I found The Path to Paradise to be one of the best books that I have read in a long time. The language used and the writing style made for a read easy on the eyes, although the complexity of the ideas, history, and emotion forced me to take my time with each paragraph. I loved the conversational style mixed in with Berko's own experiences and interpretations, and the combination of the historical and cultural details along with the personal depth that Berko gained in her interviews compelled me to keep reading. Reading The Path to Paradise, I thought that Berko essentially spelled out who she is to us: she is a Jew from Israel who spent hundreds and hundreds of hours interviewing suicide bombers and their dispatchers. And while I know that this book and her interviews were motivated by academia and university research, anyone who begins to read this book can see that it is highly personal, and that is how I read it; knowing that because she is who she is that this will be a factor in the information presented to the readers. From reading this book I came away with a better understanding of jihads, why some Muslims become shaheeds and shaheedas, and all of the mental, internal, and external factors that go into someone choosing the path of a shaheed. The testimonies and the raw emotions from male and female suicide bombers, dispatchers, and Sheikh Yassin all captivated my attention, frustrated me, and made me think.
During our in-class discussion I feel that many unfair expectations were placed on Berko. Could it have been more factual? Sure, take out all the commentary and just leave the bare-bones conversation, in a back and forth like how the conversation with Sheikh Yassin was presented.
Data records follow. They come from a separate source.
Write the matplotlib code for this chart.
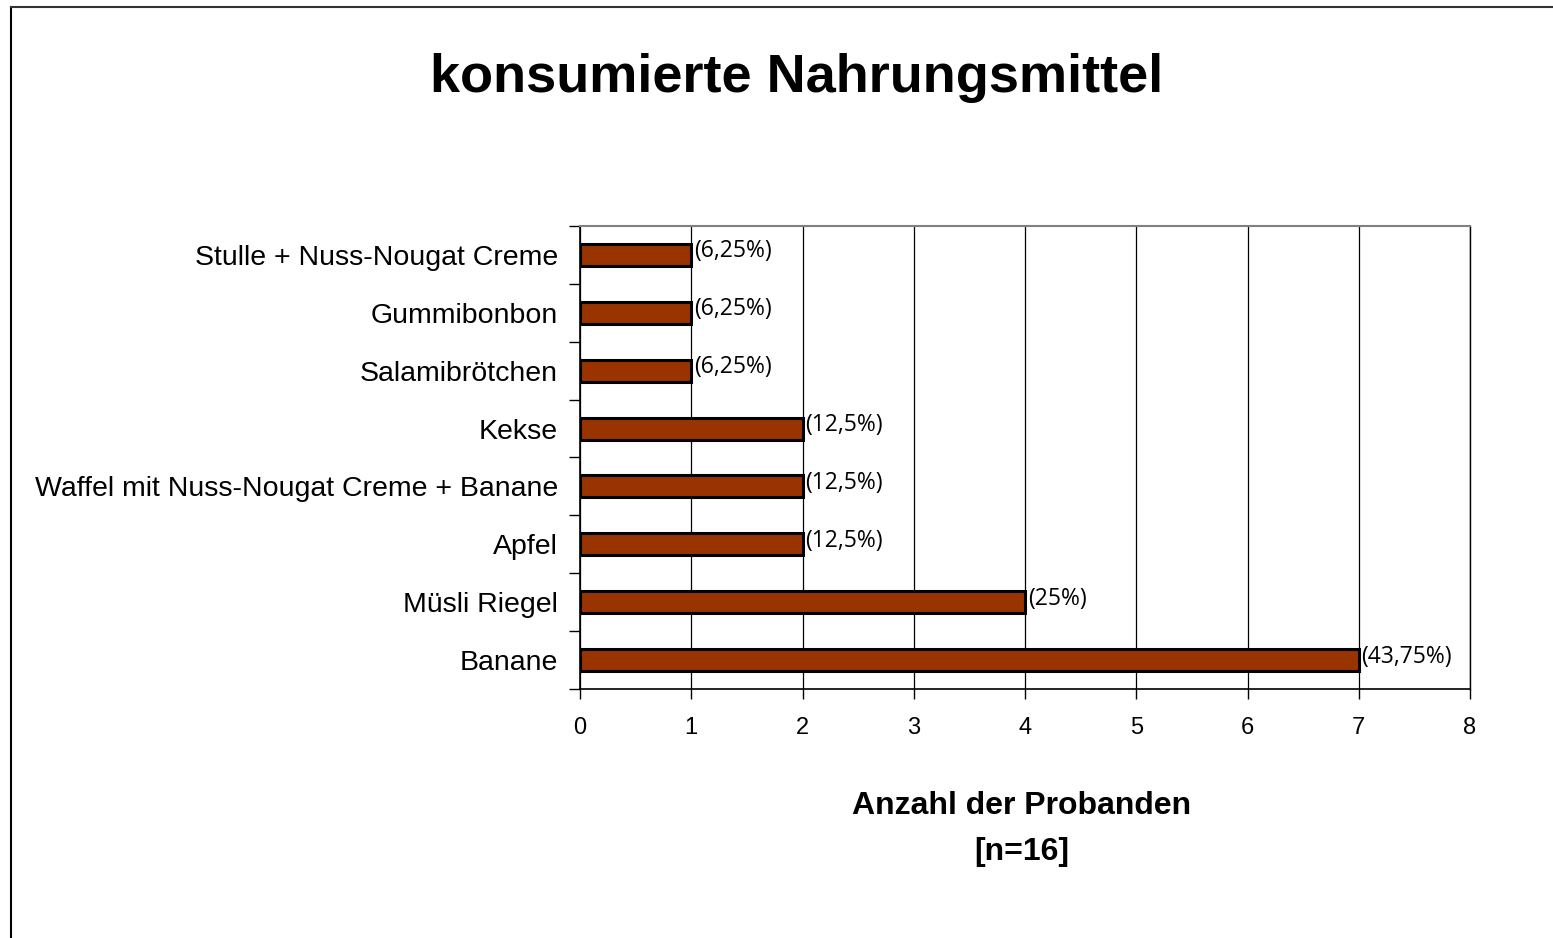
import matplotlib
matplotlib.use("Agg")
import matplotlib.pyplot as plt
from matplotlib.lines import Line2D

categories = ["Banane", "Müsli Riegel", "Apfel", "Waffel mit Nuss-Nougat Creme + Banane",
              "Kekse", "Salamibrötchen", "Gummibonbon", "Stulle + Nuss-Nougat Creme"]
values = [7, 4, 2, 2, 2, 1, 1, 1]
pct_labels = ["(43,75%)", "(25%)", "(12,5%)", "(12,5%)", "(12,5%)", "(6,25%)", "(6,25%)", "(6,25%)"]
x_ticks = [0, 1, 2, 3, 4, 5, 6, 7, 8]

W, H = 1553, 938
fig = plt.figure(figsize=(W / 100, H / 100), dpi=100)
fig.patch.set_facecolor("white")

ax = fig.add_axes([580 / W, (H - 689) / H, 890 / W, 463 / H])
ypos = list(range(len(categories)))
ax.barh(ypos, values, height=0.38, color="#993300", edgecolor="black", linewidth=2.2, zorder=3)
ax.set_xlim(0, 8)
ax.set_ylim(-0.5, len(categories) - 0.5)
ax.set_xticks(x_ticks)
ax.set_xticklabels([str(t) for t in x_ticks], fontsize=17, family="Liberation Sans")
ax.set_yticks(ypos)
ax.set_yticklabels(categories, fontsize=20.5, family="Liberation Sans")
ax.tick_params(axis="y", length=0, pad=16)
ax.tick_params(axis="x", length=7, width=1, direction="out", pad=13)
ax.set_yticks([i - 0.5 for i in range(len(categories) + 1)], minor=True)
ax.tick_params(axis="y", which="minor", length=8, width=1, direction="out")
ax.xaxis.grid(True, color="black", linewidth=0.9, zorder=0)
ax.set_axisbelow(True)
for s in ["left", "bottom"]:
    ax.spines[s].set_linewidth(1.2)
    ax.spines[s].set_color("black")
ax.spines["top"].set_color("#808080")
ax.spines["top"].set_linewidth(1.5)
ax.spines["right"].set_color("black")
ax.spines["right"].set_linewidth(1.0)

for y, v, lab in zip(ypos, values, pct_labels):
    ax.annotate(lab, (v, y), xytext=(2, 2.5), textcoords="offset points",
                ha="left", va="center", fontsize=16.5, family="Open Sans", zorder=4)

ax.set_xlabel("Anzahl der Probanden\n[n=16]", fontsize=23, fontweight="bold",
              family="Liberation Sans", linespacing=1.7)
ax.xaxis.set_label_coords(0.496, -0.22)

fig.text(797 / W, 1 - 78 / H, "konsumierte Nahrungsmittel", ha="center", va="center",
         fontsize=39, fontweight="bold", family="Liberation Sans")

# outer frame (left and top edges)
fig.add_artist(Line2D([11 / W, 11 / W], [0, 1 - 7 / H], color="black", linewidth=1.5,
                      transform=fig.transFigure))
fig.add_artist(Line2D([11 / W, 1], [1 - 7 / H, 1 - 7 / H], color="#333333", linewidth=1.5,
                      transform=fig.transFigure))

fig.savefig("out.png", dpi=100, facecolor="white")
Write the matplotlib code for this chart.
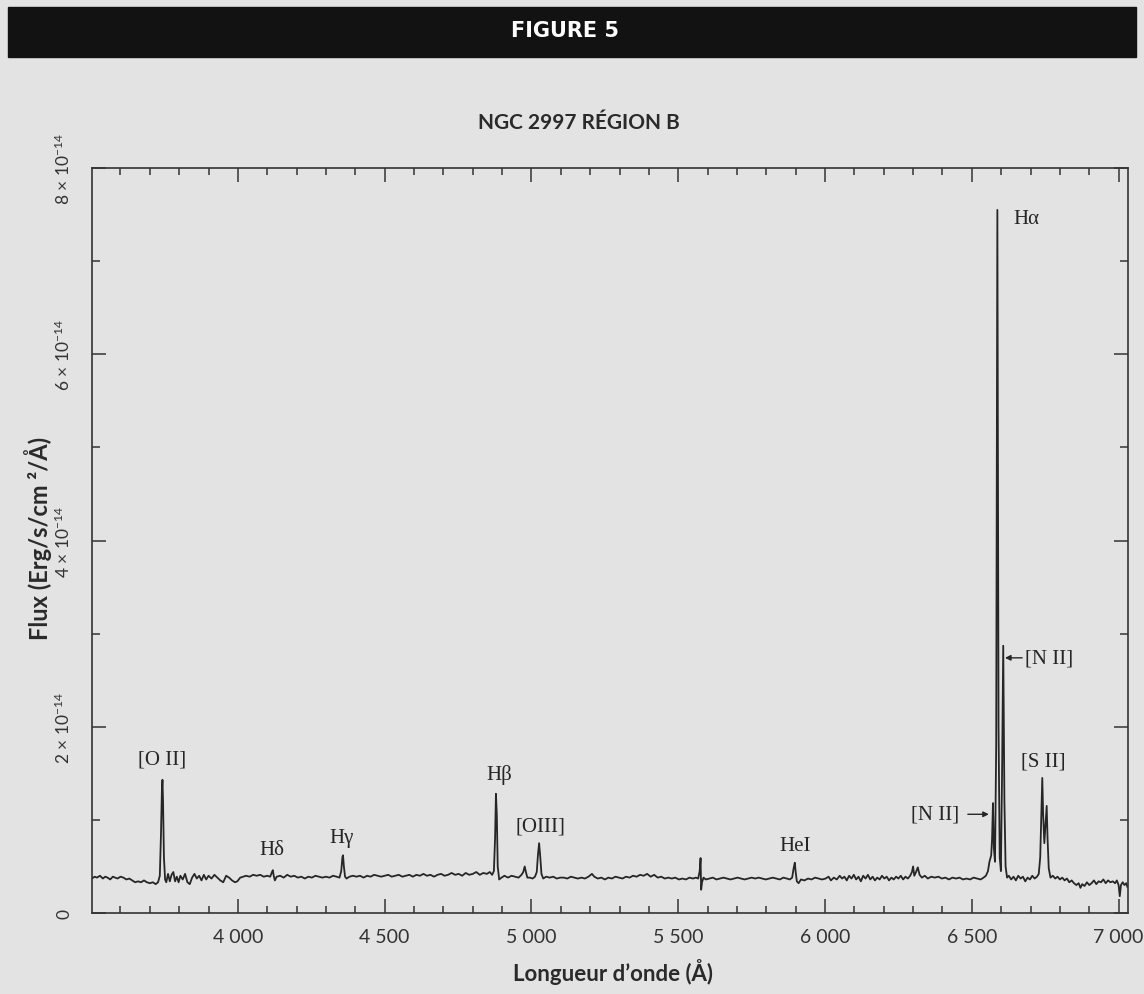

However I for one would not have wanted to read a book like that, I needed it to feel more personal, and I liked the intimacy that Berko gained from the form that she employed. Did she sometimes make assumptions? Yes, but she also interviewed hundreds of suicide bombers and dispatchers and did thousands and thousands of hours of research. Not to mention the fact that I trust her understanding of the Arab culture much more than trust my own. For example does every suicide bomber have a father who remarried and "abandoned" this child? No, but it seemed that a majority did. Were Berko's generalizations that far fetched? I think not- and she never stated that her claims were fact, she merely supplied us with an interpretation. I appreciate her perspective because I'm sure that not each and every person who she spoke with in prison would give up every detail of their life and beak everything down to an exact root of why he or she became a suicide bomber. These prisoners, because of indoctrination, brain-washing, religion, and more, it seemed that the prisoners had trouble breaking away from their recitation that Allah would reward them and that religion and righting a wrong was the motivation for everything. I agree with that ckosarek said: Berko presents her information in order to give us as readers and complete outsiders a better idea of the dynamics behind the conflict between Israel and Palestine. Maybe the goal isn't to make a point, and that's okay with me. Behind the academic inquiry there is perhaps a personal aim and Berko is saying "hey, here is how I, a Jew from Israel, am trying to understand the motivation behind the conflict and here is some of what I've found. Maybe it will be helpful to you as well."
I hope that in our discussion next week that we can move beyond how we started class today, where we discussed whether she has the "right" to write this book (which I believe she completely and 100% does) and onto the form and how we can look at this as non-fiction. Is it non-fiction through and through? And are there perhaps sub-stories that could be fictitious?